1. The plaintiffs in this case are the Hukumchand Jute Mills, Ltd., sellers of shipped goods under a special contract for sale. The first defendants are their buyers, the Anglo-Oriental Bag Co., Ltd. The second defendants are the Calcutta agents of the owners of the steamship known as the 'MARHATTA'. The third defendants are Messrs. Broekle-bank, owners of the 'MARHATTA'.
2. It is not disputed that the plaintiffs are the unpaid vendors of these goods. The 1st defendants do not contest the suit. They are said to be in insolvent circumstances. Defendants 1 and 2 put in a joint written statement. In my opinion, the decision in this case before me is concluded by the judgment of the Court of appeal in Nippon Yusen Kaisha v. Mahaliram Ranjeedas : AIR1931Cal269 . The pleadings between the parties in that case and in the case before me now were almost identical. In Nippon Yusen Kaisha v. Mahaliram Ranjeedas, Nippon Yusen Kaisha v. Mahaliram Ranjeedas : AIR1931Cal269 the Court of appeal, as I understand from their judgment, held that an unpaid vendor of goods shipped on board a steamship who holds the Mate's receipt for the said goods, with the benefit also of a charge clause in his contract of sale, has not only a right against the defaulting purchaser, but also a right in damages against the ship-owner on the basis of an action for conversion or trespass, where the shipowner refuses to re-deliver the goods in recognition of the unpaid vendor's charge, always provided that the ship-owner has notice of the said charge before delivery at the port of destination of the goods and, even if the ship-owner has issued bills of lading at the request of the purchasers in regard to the goods, which bills of lading have already been negotiated.

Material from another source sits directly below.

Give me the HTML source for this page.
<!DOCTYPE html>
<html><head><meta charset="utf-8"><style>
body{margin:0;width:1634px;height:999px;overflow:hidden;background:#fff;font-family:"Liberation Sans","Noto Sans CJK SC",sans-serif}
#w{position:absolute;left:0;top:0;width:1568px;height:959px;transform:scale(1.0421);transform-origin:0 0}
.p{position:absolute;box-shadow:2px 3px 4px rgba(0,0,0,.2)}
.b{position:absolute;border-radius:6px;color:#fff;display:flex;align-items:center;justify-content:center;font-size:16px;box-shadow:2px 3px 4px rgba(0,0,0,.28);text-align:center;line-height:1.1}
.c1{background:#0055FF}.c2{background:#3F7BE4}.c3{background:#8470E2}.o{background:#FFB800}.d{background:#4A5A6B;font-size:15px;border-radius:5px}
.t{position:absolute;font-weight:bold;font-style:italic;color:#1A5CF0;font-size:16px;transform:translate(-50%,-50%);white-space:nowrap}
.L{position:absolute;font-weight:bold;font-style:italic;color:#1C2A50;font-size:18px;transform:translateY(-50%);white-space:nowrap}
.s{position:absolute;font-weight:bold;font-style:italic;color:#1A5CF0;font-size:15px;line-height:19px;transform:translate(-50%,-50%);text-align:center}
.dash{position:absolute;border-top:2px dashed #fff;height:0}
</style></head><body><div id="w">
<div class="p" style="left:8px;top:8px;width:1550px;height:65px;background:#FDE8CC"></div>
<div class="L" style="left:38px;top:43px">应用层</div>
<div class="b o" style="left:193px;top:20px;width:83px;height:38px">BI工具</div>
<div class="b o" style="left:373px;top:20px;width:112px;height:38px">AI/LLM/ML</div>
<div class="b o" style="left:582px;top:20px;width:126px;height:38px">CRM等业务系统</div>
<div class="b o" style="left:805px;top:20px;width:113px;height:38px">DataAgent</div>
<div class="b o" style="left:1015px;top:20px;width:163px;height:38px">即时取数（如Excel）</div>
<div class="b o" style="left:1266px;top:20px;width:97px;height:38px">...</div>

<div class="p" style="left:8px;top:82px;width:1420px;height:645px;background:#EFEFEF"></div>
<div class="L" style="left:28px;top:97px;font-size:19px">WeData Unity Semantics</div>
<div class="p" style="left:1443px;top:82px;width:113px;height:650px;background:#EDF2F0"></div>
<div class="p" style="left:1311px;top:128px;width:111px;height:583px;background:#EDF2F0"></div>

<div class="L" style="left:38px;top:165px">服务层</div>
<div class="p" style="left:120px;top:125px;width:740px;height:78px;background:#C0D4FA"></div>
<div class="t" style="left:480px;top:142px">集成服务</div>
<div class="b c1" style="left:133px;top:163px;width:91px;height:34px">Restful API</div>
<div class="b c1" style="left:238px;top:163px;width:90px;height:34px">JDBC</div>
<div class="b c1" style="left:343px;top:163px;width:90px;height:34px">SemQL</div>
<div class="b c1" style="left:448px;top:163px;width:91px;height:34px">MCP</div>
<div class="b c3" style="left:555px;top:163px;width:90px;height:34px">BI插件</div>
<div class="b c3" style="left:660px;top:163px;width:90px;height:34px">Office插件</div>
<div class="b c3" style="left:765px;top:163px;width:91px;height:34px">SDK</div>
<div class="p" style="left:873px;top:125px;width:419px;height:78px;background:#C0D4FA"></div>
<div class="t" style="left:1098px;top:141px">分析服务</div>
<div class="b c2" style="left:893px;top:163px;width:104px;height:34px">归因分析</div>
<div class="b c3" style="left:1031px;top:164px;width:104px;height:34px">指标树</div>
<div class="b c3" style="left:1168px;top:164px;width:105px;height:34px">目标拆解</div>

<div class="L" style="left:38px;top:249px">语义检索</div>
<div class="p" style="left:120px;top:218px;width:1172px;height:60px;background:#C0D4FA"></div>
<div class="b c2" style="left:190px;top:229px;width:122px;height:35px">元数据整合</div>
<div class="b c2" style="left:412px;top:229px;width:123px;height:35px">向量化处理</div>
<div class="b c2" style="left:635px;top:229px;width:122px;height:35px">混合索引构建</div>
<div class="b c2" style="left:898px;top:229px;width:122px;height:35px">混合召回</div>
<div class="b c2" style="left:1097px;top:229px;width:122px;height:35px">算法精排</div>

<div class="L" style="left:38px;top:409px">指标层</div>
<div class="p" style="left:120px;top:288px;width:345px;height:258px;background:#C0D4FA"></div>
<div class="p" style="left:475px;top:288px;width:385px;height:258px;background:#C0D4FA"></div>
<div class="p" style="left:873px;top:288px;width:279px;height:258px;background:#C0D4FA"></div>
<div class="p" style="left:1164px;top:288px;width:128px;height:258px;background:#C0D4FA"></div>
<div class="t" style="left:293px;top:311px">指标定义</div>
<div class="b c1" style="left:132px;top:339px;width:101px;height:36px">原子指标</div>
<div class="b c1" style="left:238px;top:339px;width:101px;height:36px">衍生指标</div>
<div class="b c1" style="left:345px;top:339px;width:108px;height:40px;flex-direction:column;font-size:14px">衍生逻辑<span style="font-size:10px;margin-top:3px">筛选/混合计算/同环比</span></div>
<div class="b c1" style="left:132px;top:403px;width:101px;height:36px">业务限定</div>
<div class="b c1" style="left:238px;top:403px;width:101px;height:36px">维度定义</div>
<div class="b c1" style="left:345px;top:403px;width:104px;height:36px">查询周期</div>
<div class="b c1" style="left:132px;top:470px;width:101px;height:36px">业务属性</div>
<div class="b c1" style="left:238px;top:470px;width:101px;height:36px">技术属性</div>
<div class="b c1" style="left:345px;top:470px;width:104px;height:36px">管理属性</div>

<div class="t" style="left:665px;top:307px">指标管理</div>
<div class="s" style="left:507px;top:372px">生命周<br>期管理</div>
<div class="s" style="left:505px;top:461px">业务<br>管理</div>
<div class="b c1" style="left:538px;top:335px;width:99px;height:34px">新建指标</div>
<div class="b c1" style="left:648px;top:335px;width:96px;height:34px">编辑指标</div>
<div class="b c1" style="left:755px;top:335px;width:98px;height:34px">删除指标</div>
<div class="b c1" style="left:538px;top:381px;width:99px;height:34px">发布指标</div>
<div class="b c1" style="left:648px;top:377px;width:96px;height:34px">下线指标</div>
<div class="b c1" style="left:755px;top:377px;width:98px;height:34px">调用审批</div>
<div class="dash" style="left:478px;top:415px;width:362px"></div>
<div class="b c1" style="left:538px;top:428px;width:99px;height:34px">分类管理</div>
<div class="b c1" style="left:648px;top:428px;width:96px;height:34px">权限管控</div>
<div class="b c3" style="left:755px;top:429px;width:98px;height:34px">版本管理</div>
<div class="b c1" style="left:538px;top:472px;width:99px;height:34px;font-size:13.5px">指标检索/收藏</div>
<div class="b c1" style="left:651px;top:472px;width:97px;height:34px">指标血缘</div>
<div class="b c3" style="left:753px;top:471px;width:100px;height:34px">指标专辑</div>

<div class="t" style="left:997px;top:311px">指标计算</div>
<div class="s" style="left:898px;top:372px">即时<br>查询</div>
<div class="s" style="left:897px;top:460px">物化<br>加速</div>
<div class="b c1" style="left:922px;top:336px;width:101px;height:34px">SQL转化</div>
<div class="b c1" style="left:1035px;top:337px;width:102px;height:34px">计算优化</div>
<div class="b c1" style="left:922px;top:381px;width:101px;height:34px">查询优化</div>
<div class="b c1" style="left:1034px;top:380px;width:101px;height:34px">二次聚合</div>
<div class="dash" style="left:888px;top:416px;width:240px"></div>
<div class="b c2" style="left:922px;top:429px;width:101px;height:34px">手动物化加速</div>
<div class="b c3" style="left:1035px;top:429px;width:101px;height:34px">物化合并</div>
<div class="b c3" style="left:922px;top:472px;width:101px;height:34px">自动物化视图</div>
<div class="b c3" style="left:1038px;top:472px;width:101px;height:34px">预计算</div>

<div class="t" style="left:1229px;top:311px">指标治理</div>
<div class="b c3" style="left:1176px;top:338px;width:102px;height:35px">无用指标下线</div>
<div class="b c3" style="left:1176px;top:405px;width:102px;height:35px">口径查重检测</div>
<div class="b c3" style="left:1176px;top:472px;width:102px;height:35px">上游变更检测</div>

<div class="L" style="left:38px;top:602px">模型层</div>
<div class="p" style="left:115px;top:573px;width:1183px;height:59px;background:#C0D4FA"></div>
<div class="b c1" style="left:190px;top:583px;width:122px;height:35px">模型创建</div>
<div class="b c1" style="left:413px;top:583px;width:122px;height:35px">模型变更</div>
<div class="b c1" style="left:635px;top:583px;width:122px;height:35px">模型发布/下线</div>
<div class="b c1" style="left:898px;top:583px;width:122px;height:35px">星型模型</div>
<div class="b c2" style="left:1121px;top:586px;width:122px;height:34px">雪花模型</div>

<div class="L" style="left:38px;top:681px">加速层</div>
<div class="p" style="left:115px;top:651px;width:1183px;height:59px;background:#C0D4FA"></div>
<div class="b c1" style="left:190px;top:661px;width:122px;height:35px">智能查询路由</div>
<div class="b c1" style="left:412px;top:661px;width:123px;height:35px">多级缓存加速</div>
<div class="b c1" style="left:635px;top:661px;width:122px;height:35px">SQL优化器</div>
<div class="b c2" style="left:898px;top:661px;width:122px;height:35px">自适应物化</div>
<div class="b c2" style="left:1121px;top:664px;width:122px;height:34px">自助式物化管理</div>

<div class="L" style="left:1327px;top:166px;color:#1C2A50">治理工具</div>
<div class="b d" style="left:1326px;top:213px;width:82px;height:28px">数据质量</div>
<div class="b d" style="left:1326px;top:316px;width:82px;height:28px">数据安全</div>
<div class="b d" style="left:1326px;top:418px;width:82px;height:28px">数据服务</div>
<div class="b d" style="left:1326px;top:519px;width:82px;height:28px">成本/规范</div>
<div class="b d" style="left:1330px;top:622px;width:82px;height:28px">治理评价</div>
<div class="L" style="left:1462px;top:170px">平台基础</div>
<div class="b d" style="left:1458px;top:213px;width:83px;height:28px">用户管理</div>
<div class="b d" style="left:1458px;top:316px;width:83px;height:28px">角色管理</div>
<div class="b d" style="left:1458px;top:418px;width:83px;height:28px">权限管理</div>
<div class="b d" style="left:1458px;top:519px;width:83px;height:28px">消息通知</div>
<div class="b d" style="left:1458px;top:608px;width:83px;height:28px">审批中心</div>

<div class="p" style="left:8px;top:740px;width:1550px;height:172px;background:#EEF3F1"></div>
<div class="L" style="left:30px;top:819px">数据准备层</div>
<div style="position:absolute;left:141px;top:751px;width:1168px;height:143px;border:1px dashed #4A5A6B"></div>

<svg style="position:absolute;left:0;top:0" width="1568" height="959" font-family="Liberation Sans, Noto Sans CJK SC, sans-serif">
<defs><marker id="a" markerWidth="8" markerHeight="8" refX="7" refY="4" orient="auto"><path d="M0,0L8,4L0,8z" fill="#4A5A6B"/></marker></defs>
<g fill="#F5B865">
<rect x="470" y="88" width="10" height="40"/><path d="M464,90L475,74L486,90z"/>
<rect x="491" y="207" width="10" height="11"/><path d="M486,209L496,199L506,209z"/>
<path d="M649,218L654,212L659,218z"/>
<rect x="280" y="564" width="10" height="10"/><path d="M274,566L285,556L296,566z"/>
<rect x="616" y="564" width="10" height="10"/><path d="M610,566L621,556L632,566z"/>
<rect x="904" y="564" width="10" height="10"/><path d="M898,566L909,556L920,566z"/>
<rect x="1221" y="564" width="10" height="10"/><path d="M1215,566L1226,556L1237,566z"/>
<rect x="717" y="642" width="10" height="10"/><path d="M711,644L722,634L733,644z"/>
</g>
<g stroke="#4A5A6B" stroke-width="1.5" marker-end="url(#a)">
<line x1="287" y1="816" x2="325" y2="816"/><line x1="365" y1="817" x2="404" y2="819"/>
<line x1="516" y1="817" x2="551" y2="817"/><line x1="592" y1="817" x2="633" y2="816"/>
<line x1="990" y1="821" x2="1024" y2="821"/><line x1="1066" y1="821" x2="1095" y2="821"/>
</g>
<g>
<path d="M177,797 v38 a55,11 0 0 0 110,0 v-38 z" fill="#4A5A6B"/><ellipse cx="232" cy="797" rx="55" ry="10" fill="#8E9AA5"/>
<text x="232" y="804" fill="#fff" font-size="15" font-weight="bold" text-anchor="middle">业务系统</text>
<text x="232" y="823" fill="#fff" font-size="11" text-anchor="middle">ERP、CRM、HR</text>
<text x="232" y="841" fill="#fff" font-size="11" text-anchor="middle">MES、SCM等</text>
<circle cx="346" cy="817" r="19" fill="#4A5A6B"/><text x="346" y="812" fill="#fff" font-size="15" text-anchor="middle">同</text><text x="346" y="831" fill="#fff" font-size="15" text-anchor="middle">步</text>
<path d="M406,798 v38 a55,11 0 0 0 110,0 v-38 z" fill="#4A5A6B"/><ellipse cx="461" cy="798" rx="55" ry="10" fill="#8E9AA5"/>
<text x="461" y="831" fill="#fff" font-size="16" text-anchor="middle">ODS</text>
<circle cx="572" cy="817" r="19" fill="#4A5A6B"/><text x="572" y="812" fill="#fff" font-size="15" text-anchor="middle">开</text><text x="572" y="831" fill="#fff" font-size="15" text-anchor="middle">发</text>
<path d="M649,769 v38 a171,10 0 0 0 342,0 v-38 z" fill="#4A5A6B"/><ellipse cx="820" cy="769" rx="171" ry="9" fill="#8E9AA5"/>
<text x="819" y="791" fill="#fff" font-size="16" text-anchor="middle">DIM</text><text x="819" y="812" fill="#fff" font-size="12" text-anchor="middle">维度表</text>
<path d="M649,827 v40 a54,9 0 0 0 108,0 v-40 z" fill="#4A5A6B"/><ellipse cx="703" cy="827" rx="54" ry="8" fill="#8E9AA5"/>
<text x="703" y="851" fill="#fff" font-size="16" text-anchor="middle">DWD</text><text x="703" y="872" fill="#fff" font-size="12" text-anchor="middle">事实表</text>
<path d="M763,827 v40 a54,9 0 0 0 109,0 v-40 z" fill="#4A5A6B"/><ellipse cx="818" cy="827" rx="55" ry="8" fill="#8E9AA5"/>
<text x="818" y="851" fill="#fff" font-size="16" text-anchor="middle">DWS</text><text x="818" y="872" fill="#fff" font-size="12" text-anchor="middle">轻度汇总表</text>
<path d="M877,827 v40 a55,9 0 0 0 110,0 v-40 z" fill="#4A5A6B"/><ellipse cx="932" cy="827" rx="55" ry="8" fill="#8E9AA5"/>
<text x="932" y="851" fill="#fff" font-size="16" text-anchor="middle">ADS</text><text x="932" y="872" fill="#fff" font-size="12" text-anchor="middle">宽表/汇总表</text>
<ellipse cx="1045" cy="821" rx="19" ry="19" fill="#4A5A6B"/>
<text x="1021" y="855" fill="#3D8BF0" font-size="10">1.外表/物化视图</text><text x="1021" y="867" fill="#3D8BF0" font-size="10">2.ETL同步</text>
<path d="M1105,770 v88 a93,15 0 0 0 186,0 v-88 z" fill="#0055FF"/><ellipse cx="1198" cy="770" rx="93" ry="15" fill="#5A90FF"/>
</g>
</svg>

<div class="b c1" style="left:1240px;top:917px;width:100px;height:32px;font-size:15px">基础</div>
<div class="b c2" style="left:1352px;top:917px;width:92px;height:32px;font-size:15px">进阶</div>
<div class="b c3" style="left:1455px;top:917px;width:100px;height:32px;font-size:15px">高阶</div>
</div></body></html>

3. I find as a fact here that the ship-owners through their agents had due notice of the plaintiffs' charge. An attempt was made, as I understood the arguments on behalf of the ship-owners, to invoke a protective right in the property of the goods after shipment involving them in a deed of hypothecation favour of a Bank, the said deed having been executed by the purchasers, and the Bank having negotiated the bills of lading together with other documents relating to the shipment prior to the notice to the ship-owners of the unpaid vendor's charge. Such a hypothecation, in my view, would convey no better title to the mortgagee than the mortgagor possessed himself, and as to the negotiation of the documents and its legal effect, this point was never pleaded and I therefore decline to consider it. There will be therefore judgment against the first defendants for the price of the goods and in the alternative judgment in the form of damages on the same basis against the third defendants. This is the best I can do with regard to the exact nature of damages as no evidence was tendered in relation to any other damage of a special nature. This judgment carries with it costs against defendants 1 and 3. The logical effect of my judgment is that the agents of the steamship owners must be dismissed from the action and no costs can be obtained against them.